There are also some new areas like Gurais, Tulel, Wadwan, and Bangus, which are being thrown open for tourism. It would be most useful as well as advisable to develop these areas for eco-friendly adventure tourism. Apart from mountaineering there are many other adventure related activities which have a vast untapped potential in Kashmir. These include white water rafting, kayaking, paragliding, mountain biking, and caving. The Tourism Department has already promoted organisation of short duration rafting trips by private agencies in Lidder and Sindh rivers.
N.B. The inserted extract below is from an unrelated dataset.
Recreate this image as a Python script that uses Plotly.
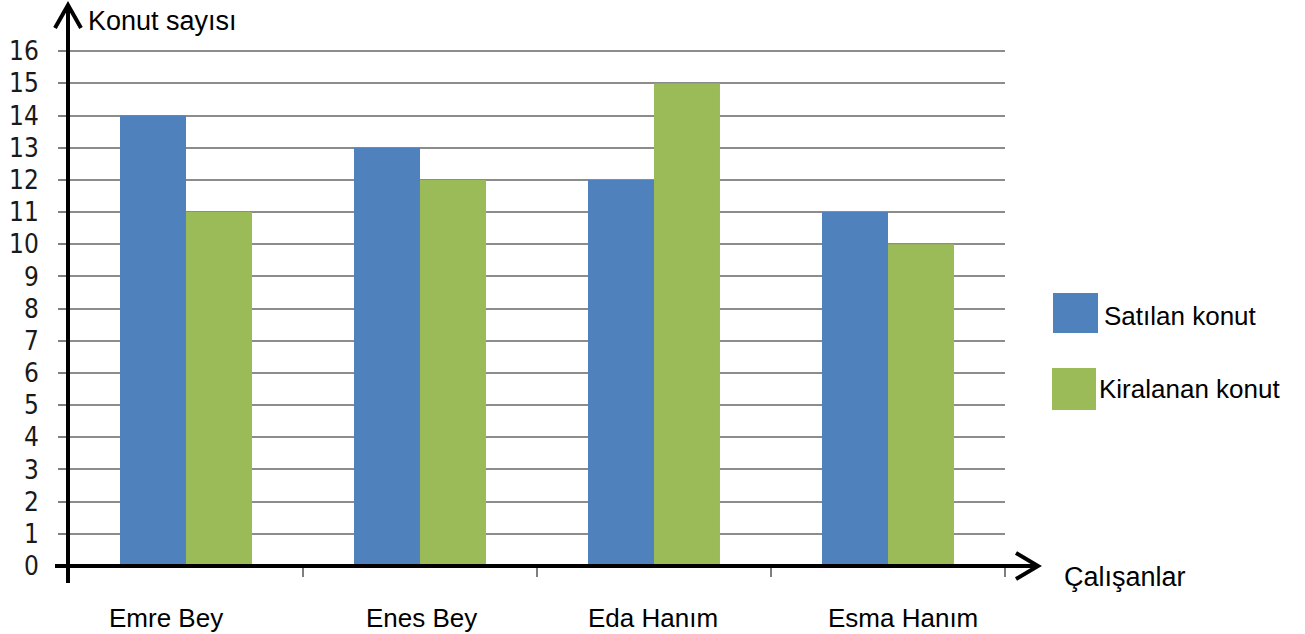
import plotly.graph_objects as go

categories = ["Emre Bey", "Enes Bey", "Eda Hanım", "Esma Hanım"]
satilan = [14, 13, 12, 11]
kiralanan = [11, 12, 15, 10]
series_names = ["Satılan konut", "Kiralanan konut"]
y_ticks = list(range(0, 17))
y_title = "Konut sayısı"
x_title = "Çalışanlar"

BLUE = "#4F81BD"
GREEN = "#9BBB59"
GRID = "#8C8C8C"
TXT_FONT = "Liberation Sans, Arial, sans-serif"

fig = go.Figure()
fig.add_trace(go.Bar(x=categories, y=satilan, name=series_names[0],
                     marker=dict(color=BLUE, line=dict(width=0)), showlegend=False))
fig.add_trace(go.Bar(x=categories, y=kiralanan, name=series_names[1],
                     marker=dict(color=GREEN, line=dict(width=0)), showlegend=False))

W, H = 1305, 634
L, R, T, B = 69, 300, 48, 68
pw = W - L - R
ph = H - T - B

def px_x(px):
    return (px - L) / pw

def px_y(py):
    return (H - B - py) / ph

fig.update_layout(
    width=W, height=H,
    margin=dict(l=L, r=R, t=T, b=B, autoexpand=False),
    paper_bgcolor="white", plot_bgcolor="white",
    barmode="group", bargap=0.436, bargroupgap=0,
    xaxis=dict(
        type="category", showticklabels=False, showgrid=False, zeroline=False,
        showline=False, ticks="outside", tickson="boundaries", ticklen=10,
        tickwidth=2, tickcolor="#7F7F7F", range=[-0.5, 3.5], automargin=False,
    ),
    yaxis=dict(
        range=[0, 16.1], tickvals=y_ticks, ticktext=[str(v) for v in y_ticks],
        showgrid=True, gridcolor=GRID, gridwidth=2, zeroline=False, showline=False,
        ticks="outside", ticklen=10, tickwidth=2, tickcolor="#7F7F7F",
        ticklabelstandoff=14, automargin=False,
        tickfont=dict(family="DejaVu Sans Condensed, DejaVu Sans", size=26, color="#1a1a1a"),
    ),
)

shapes = []
# y axis line with arrow
shapes.append(dict(type="line", xref="paper", yref="paper", x0=px_x(68), x1=px_x(68),
                   y0=px_y(583), y1=px_y(6), line=dict(color="black", width=4), layer="above"))
shapes.append(dict(type="path", xref="paper", yref="paper", xsizemode="pixel", ysizemode="pixel",
                   xanchor=px_x(68), yanchor=px_y(5), path="M -13,-23 L 0,0 L 13,-23",
                   line=dict(color="black", width=4), layer="above"))
# x axis line with arrow
shapes.append(dict(type="line", xref="paper", yref="paper", x0=px_x(55), x1=px_x(1037),
                   y0=0, y1=0, line=dict(color="black", width=4), layer="above"))
shapes.append(dict(type="path", xref="paper", yref="paper", xsizemode="pixel", ysizemode="pixel",
                   xanchor=px_x(1038), yanchor=0, path="M -22,13 L 0,0 L -22,-13",
                   line=dict(color="black", width=4), layer="above"))
# legend squares
leg_boxes = [(1053, 293, 1098, 333, BLUE), (1052, 368, 1096, 410, GREEN)]
for x0, y0, x1, y1, c in leg_boxes:
    shapes.append(dict(type="rect", xref="paper", yref="paper",
                       x0=px_x(x0), x1=px_x(x1), y0=px_y(y1), y1=px_y(y0),
                       fillcolor=c, line=dict(width=0)))
fig.update_layout(shapes=shapes)

annotations = []
annotations.append(dict(text=y_title, xref="paper", yref="paper", x=px_x(86), y=px_y(21),
                        xanchor="left", yanchor="middle", showarrow=False,
                        font=dict(family=TXT_FONT, size=27, color="black")))
annotations.append(dict(text=x_title, xref="paper", yref="paper", x=px_x(1062), y=px_y(577),
                        xanchor="left", yanchor="middle", showarrow=False,
                        font=dict(family=TXT_FONT, size=27, color="black")))
label_shift = [-20, 1, -1, 15]
for cat, sh in zip(categories, label_shift):
    annotations.append(dict(text=cat, x=cat, xref="x", yref="paper", y=px_y(618),
                            xanchor="center", yanchor="middle", xshift=sh, showarrow=False,
                            font=dict(family=TXT_FONT, size=26, color="black")))
leg_text = [(1102, 316), (1097, 389)]
for name, (tx, ty) in zip(series_names, leg_text):
    annotations.append(dict(text=name, xref="paper", yref="paper", x=px_x(tx), y=px_y(ty),
                            xanchor="left", yanchor="middle", showarrow=False,
                            font=dict(family=TXT_FONT, size=26, color="black")))
fig.update_layout(annotations=annotations)

fig.write_html(
    "out.html",
    config={"displayModeBar": False},
    post_script="document.body.style.margin='0';document.body.style.padding='0';"
                "document.body.style.overflow='hidden';",
)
An International Rafting Competition called “Kashmir Challenge”has been organised on River Sindh. Similar world class competitions are possible in other adventure sports also. In fact, with the revival of tourism which is at present restricted to leisure tourism, there is urgent need for the State Tourism Department to make development of adventure tourism as their main thrust area for future. Kashmir has the possibility of becoming the future hub for adventure tourism both in summer and winter. Adventure activities are not only an excellent possibility for boosting tourism but can play an important part in personality development of our youth. All adventure sports and especially mountaineering are supposed to be an ideal means of building character, the absence of which is our perennial problem in the valley.
Unfortunately our sports authorities are paying least attention for the development of these activities among the youth at all levels. Normally development of sports should be in relation to the environment. Austria, France, and Switzerland have produced world’s best mountaineers and skiers. Kashmir could have done the same had our sports authorities paid attention to this aspect. The only institution which has pioneered these activities in Kashmir is the Tyndale Biscoe School. Not only was the School responsible for introducing modern education in Kashmir but also imparted leadership qualities among its students through various adventure activities. The State authorities should have followed the example of the school for introducing these activities throughout the state. On the contrary they are reported to have wound up the adventure sports wing in their Sports Directorate! There is urgent need for including mountaineering and other adventure activities in the School Curriculum. Let us hope someone pays attention as there is still time to initiate the adventure movement. This will also give a boost to Adventure Tourism.